En dan is er nog een vraag die velen zich stellen: hoe zit dat met het voedsel en het water ginds? Eén van de andere mooie gebeurtenissen van deze opstand, is dat de waarde van geld op dit moment aan het verdwijnen is. Libië is een land dat grotendeels afhankelijk is van invoer van voedingswaren, en voedsel komt ook nu nog grotendeels over de Egyptische grens naar hen toe. Net zoals vanuit Egypte, is het ook in de bevrijde steden en aan het front heel simpel: wie geen geld meer heeft, betaalt niet.

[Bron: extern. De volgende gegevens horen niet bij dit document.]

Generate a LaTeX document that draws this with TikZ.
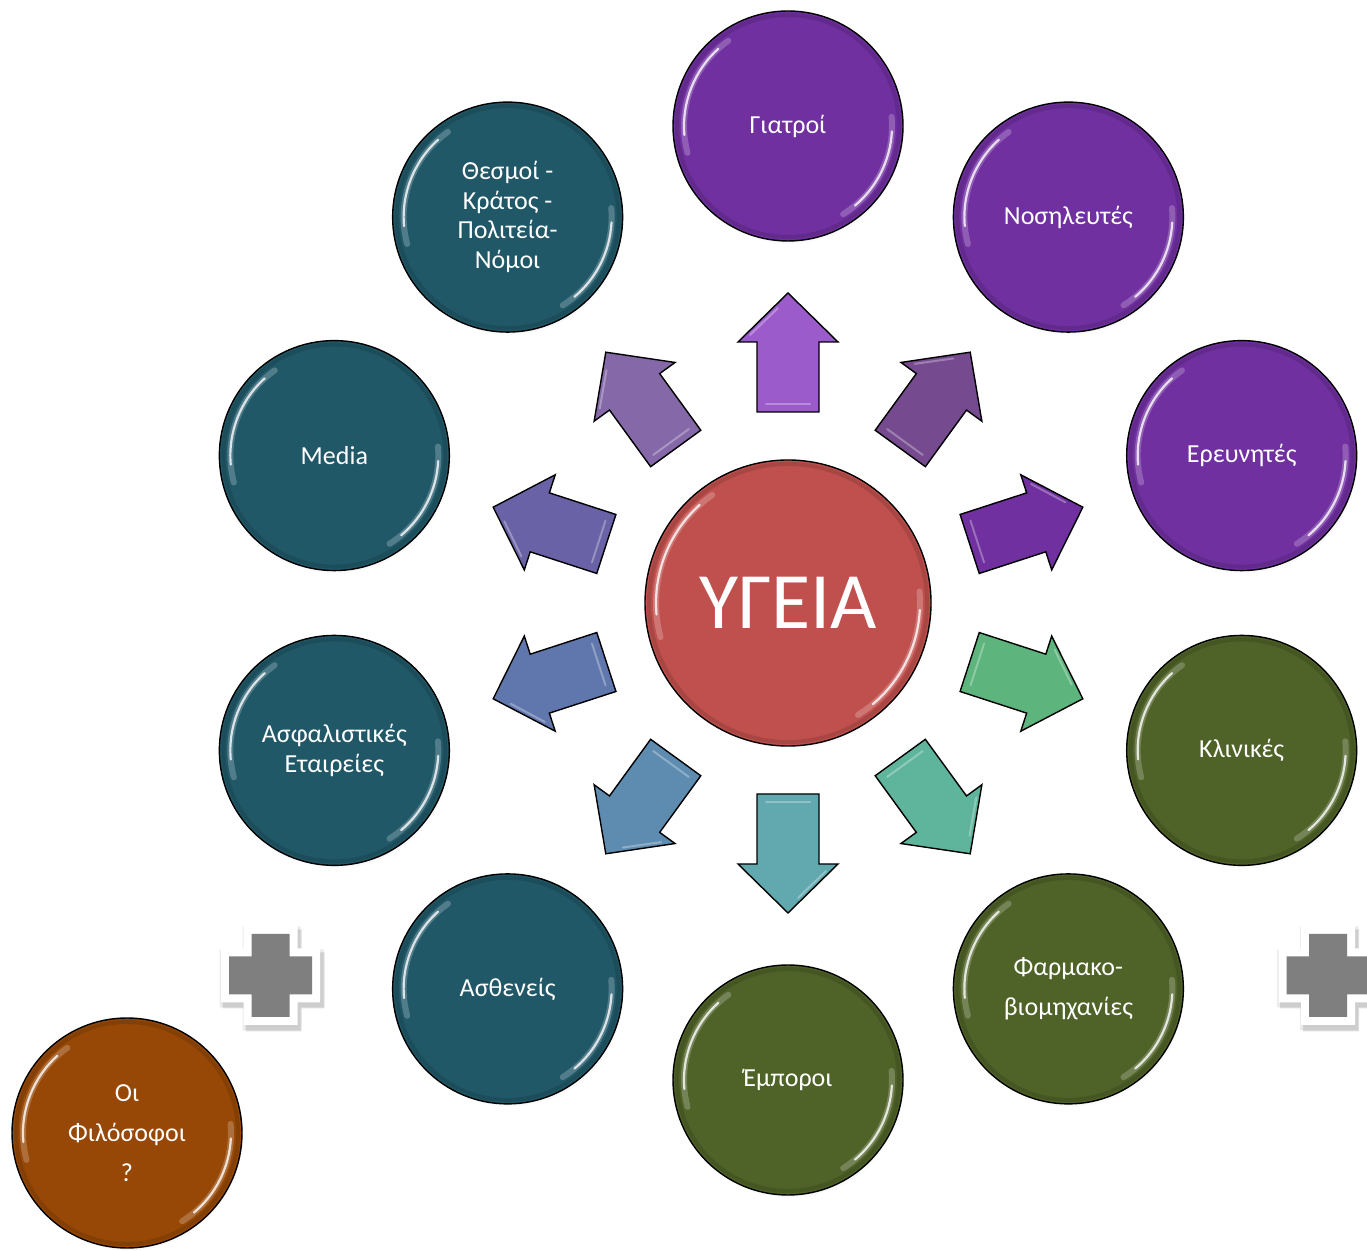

Maar waarvoor strijden ze?
Het is een vraag die velen zich stellen, en om eerlijk te zijn: zucht… Met een beschrijving van het dictatoriale bewind van Kadhafi kan je hele boeken vullen. Maar één element van zijn systeem willen we even belichten, omdat het iets hoogst merkwaardigs en prachtigs toont. De manier waarop Kadhafi regeerde was met de hulp van een groot deel van de bevolking, die voor de geheime dienst werkte. Hetzelfde soort van systeem als de Stasi in het vroegere Oost-Duitsland. Met andere woorden: een systeem waar je beter je eigen broer, buur, weet ik veel wie niet te veel vertrouwt. Want zij die werken voor de geheime dienst zijn overal en geven informatie door over wie zich uitspreekt tegen de dictator. En dissidenten worden thuis opgehaald en opgesloten in een gevangenis onder de grond…

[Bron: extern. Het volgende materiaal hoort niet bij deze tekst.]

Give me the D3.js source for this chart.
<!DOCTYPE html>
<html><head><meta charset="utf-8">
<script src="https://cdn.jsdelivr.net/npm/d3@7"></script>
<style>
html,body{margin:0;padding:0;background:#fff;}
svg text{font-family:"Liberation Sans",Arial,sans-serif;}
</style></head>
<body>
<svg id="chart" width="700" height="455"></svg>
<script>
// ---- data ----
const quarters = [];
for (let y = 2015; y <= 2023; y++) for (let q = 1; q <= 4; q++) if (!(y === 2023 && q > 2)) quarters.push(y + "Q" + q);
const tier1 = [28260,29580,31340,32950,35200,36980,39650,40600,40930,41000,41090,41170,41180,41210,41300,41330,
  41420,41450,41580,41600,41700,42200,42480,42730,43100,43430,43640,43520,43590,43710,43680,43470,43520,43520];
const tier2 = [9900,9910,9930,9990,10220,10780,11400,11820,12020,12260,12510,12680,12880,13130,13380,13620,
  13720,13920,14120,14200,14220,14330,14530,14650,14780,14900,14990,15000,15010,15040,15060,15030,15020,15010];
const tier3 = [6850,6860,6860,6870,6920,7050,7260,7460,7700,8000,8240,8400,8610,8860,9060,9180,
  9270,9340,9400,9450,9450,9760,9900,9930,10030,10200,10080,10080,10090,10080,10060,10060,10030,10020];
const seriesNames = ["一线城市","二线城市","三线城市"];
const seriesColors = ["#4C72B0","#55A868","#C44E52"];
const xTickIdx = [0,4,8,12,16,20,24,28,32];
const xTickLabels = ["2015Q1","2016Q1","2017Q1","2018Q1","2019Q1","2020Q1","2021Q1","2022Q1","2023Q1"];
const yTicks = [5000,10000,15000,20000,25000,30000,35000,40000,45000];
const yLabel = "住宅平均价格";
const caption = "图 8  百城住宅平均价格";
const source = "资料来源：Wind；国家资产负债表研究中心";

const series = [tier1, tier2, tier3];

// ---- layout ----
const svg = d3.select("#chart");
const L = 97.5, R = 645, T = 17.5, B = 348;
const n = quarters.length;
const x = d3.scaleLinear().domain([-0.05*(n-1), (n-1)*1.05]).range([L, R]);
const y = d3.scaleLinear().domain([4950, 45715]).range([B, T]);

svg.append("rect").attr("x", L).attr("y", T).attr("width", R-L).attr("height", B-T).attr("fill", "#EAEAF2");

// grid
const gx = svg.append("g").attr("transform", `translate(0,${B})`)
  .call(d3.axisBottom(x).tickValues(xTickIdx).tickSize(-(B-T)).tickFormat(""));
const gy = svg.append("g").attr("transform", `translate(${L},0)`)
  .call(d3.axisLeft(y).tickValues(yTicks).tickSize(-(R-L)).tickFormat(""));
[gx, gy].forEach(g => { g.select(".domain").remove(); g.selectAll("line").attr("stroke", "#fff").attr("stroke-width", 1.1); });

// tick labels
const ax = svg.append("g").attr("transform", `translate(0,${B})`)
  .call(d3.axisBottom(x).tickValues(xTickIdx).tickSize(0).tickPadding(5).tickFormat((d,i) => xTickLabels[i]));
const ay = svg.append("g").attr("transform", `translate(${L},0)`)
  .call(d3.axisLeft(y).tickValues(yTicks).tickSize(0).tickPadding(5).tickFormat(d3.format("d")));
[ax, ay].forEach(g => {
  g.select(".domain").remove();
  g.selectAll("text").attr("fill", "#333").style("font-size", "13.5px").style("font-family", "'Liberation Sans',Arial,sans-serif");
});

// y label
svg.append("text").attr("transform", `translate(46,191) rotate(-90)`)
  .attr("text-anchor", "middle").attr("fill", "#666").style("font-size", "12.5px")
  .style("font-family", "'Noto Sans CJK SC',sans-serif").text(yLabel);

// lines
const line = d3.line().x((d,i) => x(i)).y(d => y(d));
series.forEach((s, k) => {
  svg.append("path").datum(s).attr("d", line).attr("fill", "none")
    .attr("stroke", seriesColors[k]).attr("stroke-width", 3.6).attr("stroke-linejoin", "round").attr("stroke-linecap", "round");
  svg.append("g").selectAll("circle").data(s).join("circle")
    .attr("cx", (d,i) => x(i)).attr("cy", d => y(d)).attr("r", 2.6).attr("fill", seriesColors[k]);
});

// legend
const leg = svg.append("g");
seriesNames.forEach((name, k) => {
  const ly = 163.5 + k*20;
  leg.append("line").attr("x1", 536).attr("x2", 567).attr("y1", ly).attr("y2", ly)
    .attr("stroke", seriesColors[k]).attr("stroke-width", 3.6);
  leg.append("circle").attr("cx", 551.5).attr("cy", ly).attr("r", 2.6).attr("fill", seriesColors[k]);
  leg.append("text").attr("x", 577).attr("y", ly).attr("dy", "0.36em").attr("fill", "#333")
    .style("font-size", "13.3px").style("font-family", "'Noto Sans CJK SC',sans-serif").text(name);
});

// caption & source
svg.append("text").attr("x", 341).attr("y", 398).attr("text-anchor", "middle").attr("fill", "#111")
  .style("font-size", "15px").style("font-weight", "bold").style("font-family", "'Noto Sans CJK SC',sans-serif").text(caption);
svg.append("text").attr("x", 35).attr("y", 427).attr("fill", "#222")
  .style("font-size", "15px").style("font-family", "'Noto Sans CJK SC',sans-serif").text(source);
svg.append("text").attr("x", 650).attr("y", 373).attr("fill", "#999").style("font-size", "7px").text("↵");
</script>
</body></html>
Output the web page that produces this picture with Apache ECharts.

Nu, in dit land is een opstand uitgebroken. In dit land heeft het wantrouwen plaatsgeruimd voor het vertrouwen. Elkaar verklikken is omgeschakeld in solidair zijn met elkaar. In een land dat gebaseerd was op de intiemste vorm van verdeel en heers is er een opstand tot bloei gekomen. Dát is van een onschatbare waarde en schoonheid. Het zijn de verhoudingen tussen mensen die op het spel stonden en deze transformatie is van een oneindig sterkere kracht dan de bommen van de Navo.
En wij?
Dat wij hier enkel horen over de navo, de diplomatieke acties van de Nationale Raad1,… alsof zij de hoofdrolspelers zijn en de shebabs slechts marginalen, heeft misschien nog een andere reden dan macht en geld. Misschien willen ze ons beletten om op stoute ideeën te komen. Willen ze beletten dat de opstand in Libië ons zou inspireren. Dat we het in ons hoofd zouden krijgen dat ook wij een opstand kunnen ontketenen. Een opstand die vertrekt vanuit de zelf-organisatie in kleine groepen van mensen die elkaar goed kennen. Misschien omdat de kiemen van dit soort van organisatie zich ook in het Westen al bevinden, bijvoorbeeld wanneer jongeren zich organiseren om aan te vallen wanneer de politie een vriend van hen vermoord heeft (kijk maar naar Charleroi nog niet zo lang geleden).
Laten we ook niet vergeten dat Sarkozy tijdens de aanhoudende rellen in het Frankrijk van 2005 geopperd had om oorlogsapparatuur2 te gebruiken om deze rellen te onderdrukken. En dat de Navo in het Noorden van Italië een legerbasis heeft die zich specialiseert in het zoeken naar methodes en technologieën om opstanden in steden te kunnen onderdrukken. Want zij weten maar al te goed dat deze kunnen uitbreken. Nu veroordelen zij de machthebbers van vele landen omdat er geschoten wordt op “hun eigen bevolking”. Zij interveniëren in Libië omdat Kadhafi “zijn eigen bevolking” bombardeert. Maar wij weten maar al te goed dat de Navo-landen zelf geen seconde zouden twijfelen om hetzelfde te doen wanneer de macht in hun landen bedreigd wordt. Zij bereiden zich al voor.
Het is aan ons
Het is eenvoudig: ook wij zijn onderdrukten, en ook wij zijn in staat om ons te organiseren. Ook wij kunnen onszelf herontdekken en solidair zijn met elkaar in de strijd voor onze vrijheid. Dát is de echte dreiging voor elke macht op aarde.
Om af te sluiten sturen we veel moed naar alle opstandelingen die bezig zijn de gehoorzaamheid te begraven in hun verleden. Dat Kadhafi crepeert, samen met alle anderen die houden van het uitoefenen van macht over anderen dan zichzelf.